Au-delà de ce titre provocateur (autant que l’est la question de la suppression de la juridiction administrative pour les publicistes), il est légitime de se poser la question de savoir s’il est possible et souhaitable que la juridiction administrative puisse connaître d’affaires relevant du droit privé, la réponse est évidemment non (les privatistes n’ont pas, non plus, à s’inquiéter).

La critique (infondée) adressée à la juridiction administrative et, in fine, au juge administratif est de connaître l’Administration (ce qui est en soi une qualité : sa spécialisation). Il serait, donc, impartial, puisque, selon l’adage, juger l’administration c’est encore administrer. Ce qui n’est pas vrai par le renforcement des garanties (par exemple elle n’est plus une justice « déléguée », sous-entendu du pouvoir exécutif).

Toutefois, il ne faut pas oublier que les deux ordres juridictionnels partagent une culture qui leur est propre, l’une de l’ENA l’autre de l’ENM.

Si le juge administratif connaît l’administration, il ne connait pas les ressorts des relations entre personnes privées ou entre les sociétés. En effet, c’est un juge spécialisé sur la connaissance de l’administration et non sur les baux commerciaux, sur le mariage ou encore la tutelle, sans même évoquer la matière pénale. Le « contentieux judiciaire » a besoin d’un juge spécialisé, comme l’administration a besoin de son propre juge. Comme le dit le professeur Truchet, « deux droits, deux juges »

Le juge judiciaire est le juge de droit commun, celui qui est présent dans l’ensemble des Etats, contrairement au juge administratif qui est un juge spécialisé et qui applique un droit exorbitant. La question, en l’espèce, ne s’est jamais posée de supprimer le juge de droit commun qui était pendant longtemps structurellement et matériellement plus développé que son confrère.
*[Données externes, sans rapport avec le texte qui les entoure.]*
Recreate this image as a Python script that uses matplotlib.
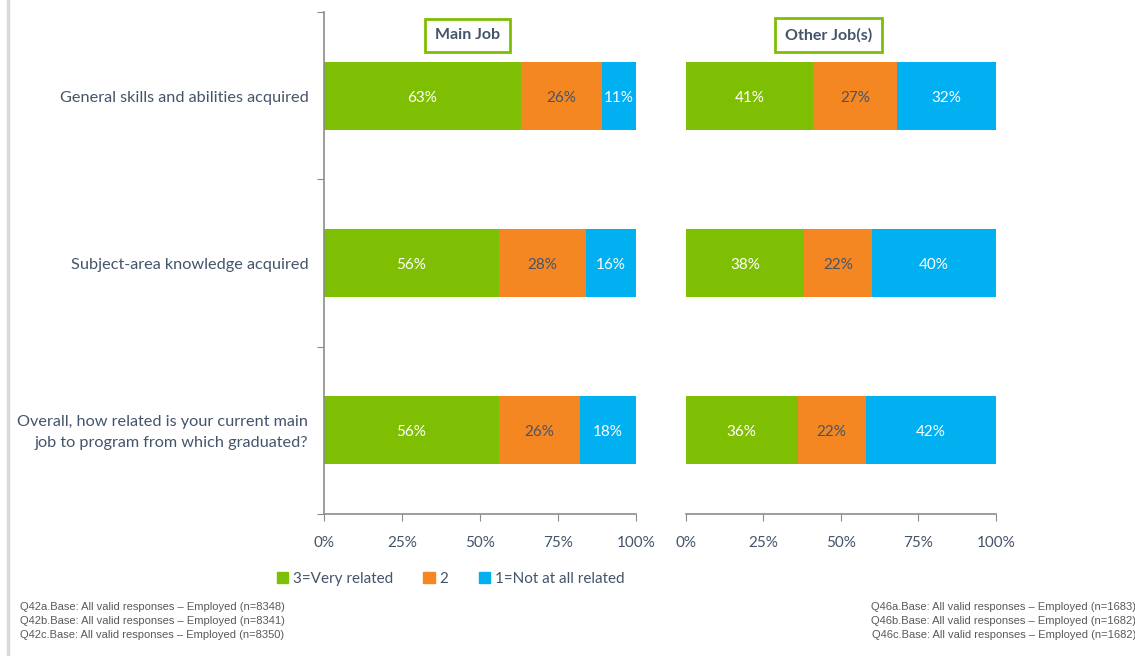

Il est à noter que la « gloire » de la juridiction judiciaire repose sur sa mission de protection de la liberté individuelle inscrite à l’article de la Constitution de 1958. Toutefois, le Conseil constitutionnel n’eut de cesse de développer la juridiction administrative en lui confiant la liberté personnelle au détriment du juge judiciaire qui en ressort affaibli. De plus, la Cour de cassation est de plus en plus dépouillée de la voie de fait par l’évolution de la jurisprudence administrative, et plus particulièrement du juge des référés de la juridiction administrative.

Souvent l’unité de juridiction est vue comme la primauté du juge judiciaire sur les spécificités du juge administratif, et non comme une véritable union entre deux droits aux origines et aux finalités différentes. Par cette union, une réconciliation entre privatistes et publicistes est possible.

S’il est vrai que la Cour de cassation (ou le Conseil d’Etat) peut rendre des décisions contestables mais cela ne justifie en rien sa suppression, même en ces temps troublés.